トヨタはプリウスV(プリウス・アルファ)、プリウスC(アクア)、プリウス・プラグインハイブリッド、プリウスというハイブリッドファミリーを出展。さらに燃料電池車のFCV-R、トヨタ86のアメリカ版、サイオンFR-Sも出展している。

■日産


日産は、燃費と快適性を重視した次期型パスファインダーのコンセプトモデルを出展した。4代目となるパスファインダーのデザインは、スタイリッシュで、使い勝手の良さとSUVとしての性能を妥協なく求める斬新な外観とパッケージングを実現したという。

エクステリアでは、日産の将来のモデルを暗示する大きな曲線のキャラクターラインが特徴的に表現されている。またインテリアは3列シート・7人乗りで、広いスペースと使い勝手の良いインテリアとしてまとめられている。この新型パスファインダーはエアロダイナミックなボディを持ち、改良されたV6型エンジンと次世代CVTを搭載することで、最も燃費のよい7人乗り乗用車という点を訴求している。 燃費は市街地/高速道路の混合走行で、従来型のV6型エンジン搭載モデルに比べて25%向上するとしている。

次期パスファインダー
4代目となる次期型パスファインダーを発表。V6型エンジンに次世代CVTを搭載

また日産は、ミニバンのEV、e-NV200コンセプトを世界で初公開した。多目的ミニバンのNV200をベースに、EV化したもので、ビジネスユーザー、ファミリー向けとしている。

アメリカではコンパクトなボディサイズながら、多機能な室内空間とEVならではの静かさ、そして快適なドライビングを実現し、商用バンとしてのセグメント常識を大きく変える可能性のあるクルマであり、すでにニューヨークタクシーとして決定しているNV200のもうひとつの姿といえる。

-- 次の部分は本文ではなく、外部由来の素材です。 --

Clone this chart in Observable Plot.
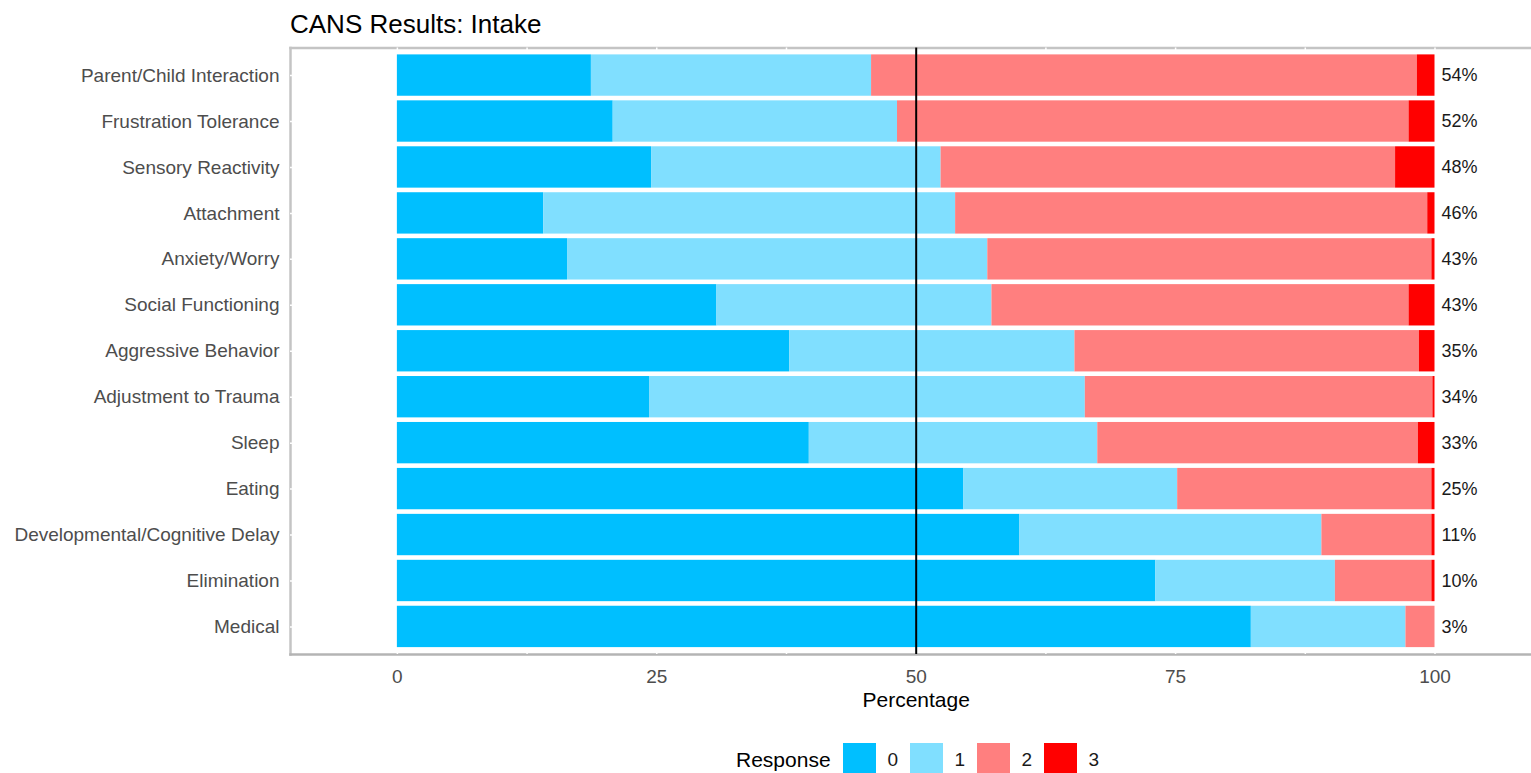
<!DOCTYPE html>
<html>
<head>
<meta charset="utf-8">
<script src="https://cdn.jsdelivr.net/npm/d3@7"></script>
<script src="https://cdn.jsdelivr.net/npm/@observablehq/plot@0.6"></script>
<style>
  html, body { margin: 0; padding: 0; background: #fff; overflow: hidden; }
  body { width: 1531px; height: 773px; position: relative; font-family: "Liberation Sans", Arial, sans-serif; }
  #title { position: absolute; left: 290px; top: 11px; font-size: 26px; line-height: 26px; color: #000; white-space: nowrap; }
  #chart { position: absolute; left: 0; top: 40px; }
  #legend { position: absolute; left: 736px; top: 743px; display: flex; align-items: center; height: 33px; }
  #legend .ttl { font-size: 21px; color: #000; margin-right: 12px; }
  #legend .key { width: 33px; height: 33px; margin-right: 12px; }
  #legend .lab { font-size: 19px; color: #1a1a1a; margin-right: 12px; width: 10px; }
</style>
</head>
<body>
<div id="title">CANS Results: Intake</div>
<div id="chart"></div>
<div id="legend"></div>
<script>
const categories = [
  "Parent/Child Interaction", "Frustration Tolerance", "Sensory Reactivity", "Attachment",
  "Anxiety/Worry", "Social Functioning", "Aggressive Behavior", "Adjustment to Trauma",
  "Sleep", "Eating", "Developmental/Cognitive Delay", "Elimination", "Medical"
];
const resp0 = [18.7, 20.8, 24.5, 14.1, 16.4, 30.8, 37.8, 24.3, 39.7, 54.6, 60.0, 73.1, 82.3];
const resp1 = [27.0, 27.4, 27.9, 39.7, 40.5, 26.5, 27.5, 42.0, 27.8, 20.6, 29.1, 17.3, 14.9];
const resp2 = [52.6, 49.3, 43.8, 45.5, 42.8, 40.2, 33.2, 33.5, 30.9, 24.5, 10.6, 9.3, 2.8];
const resp3 = [1.7, 2.5, 3.8, 0.7, 0.3, 2.5, 1.5, 0.2, 1.6, 0.3, 0.3, 0.3, 0.0];
const pctLabels = ["54%", "52%", "48%", "46%", "43%", "43%", "35%", "34%", "33%", "25%", "11%", "10%", "3%"];
const responses = ["0", "1", "2", "3"];
const colors = ["#00BFFF", "#80DFFF", "#FF7F7F", "#FF0000"];
const xTicks = [0, 25, 50, 75, 100];
const gridTicks = [0, 12.5, 25, 37.5, 50, 62.5, 75, 87.5, 100];
const xDomain = [-10.3, 109.3];
const midline = 50;
const labelAt = 100;

const series = [resp0, resp1, resp2, resp3];
const long = [];
categories.forEach((c, i) => {
  responses.forEach((r, j) => long.push({category: c, response: r, value: series[j][i]}));
});
const labels = categories.map((c, i) => ({category: c, text: pctLabels[i], x: labelAt}));

const plot = Plot.plot({
  width: 1531,
  height: 680,
  marginLeft: 290,
  marginRight: 0,
  marginTop: 7.5,
  marginBottom: 66,
  style: {fontFamily: "'Liberation Sans', Arial, sans-serif", fontSize: "19px", background: "white", overflow: "visible"},
  x: {domain: xDomain, label: null},
  y: {domain: categories, paddingInner: 0.1, paddingOuter: 0.15, round: false, label: null},
  color: {domain: responses, range: colors},
  marks: [
    Plot.frame({anchor: "left", stroke: "#C4C4C4", strokeWidth: 2.5}),
    Plot.frame({anchor: "top", stroke: "#C4C4C4", strokeWidth: 2.5}),
    Plot.frame({anchor: "bottom", stroke: "#B4B4B4", strokeWidth: 2.5}),
    Plot.gridX(gridTicks, {stroke: "white", strokeOpacity: 1, strokeWidth: 1.5}),
    Plot.gridY({stroke: "white", strokeOpacity: 1, strokeWidth: 1.5}),
    Plot.barX(long, Plot.stackX({y: "category", x: "value", fill: "response", order: null})),
    Plot.ruleX([midline], {stroke: "black", strokeWidth: 2}),
    Plot.text(labels, {x: "x", y: "category", text: "text", textAnchor: "start", dx: 6.5, fontSize: 18, fill: "#1a1a1a"}),
    Plot.axisY({tickSize: 0, tickPadding: 11, fontSize: 19, fill: "#4D4D4D", label: null}),
    Plot.axisX(xTicks, {tickSize: 0, tickPadding: 15, fontSize: 19, fill: "#4D4D4D", label: null}),
    Plot.text([{x: midline, t: "Percentage"}], {x: "x", text: "t", frameAnchor: "bottom", dy: 46, lineAnchor: "middle", fontSize: 21, fill: "#000"})
  ]
});
document.getElementById("chart").appendChild(plot);

const legend = document.getElementById("legend");
const ttl = document.createElement("span");
ttl.className = "ttl"; ttl.textContent = "Response";
legend.appendChild(ttl);
responses.forEach((r, i) => {
  const k = document.createElement("span");
  k.className = "key"; k.style.background = colors[i];
  legend.appendChild(k);
  const l = document.createElement("span");
  l.className = "lab"; l.textContent = r;
  legend.appendChild(l);
});
</script>
</body>
</html>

航続距離はリーフと同程度の性能を持ち、最大積載量と荷室スペースはNV200と同程度だ。なおフロントマスクはリーフと共通のデザインにして、日産EVのアイデンティティを訴求している。モーター出力は80kW、最大トルクは280Nm。このe-NV200はもちろん日本にも導入されると考えられる。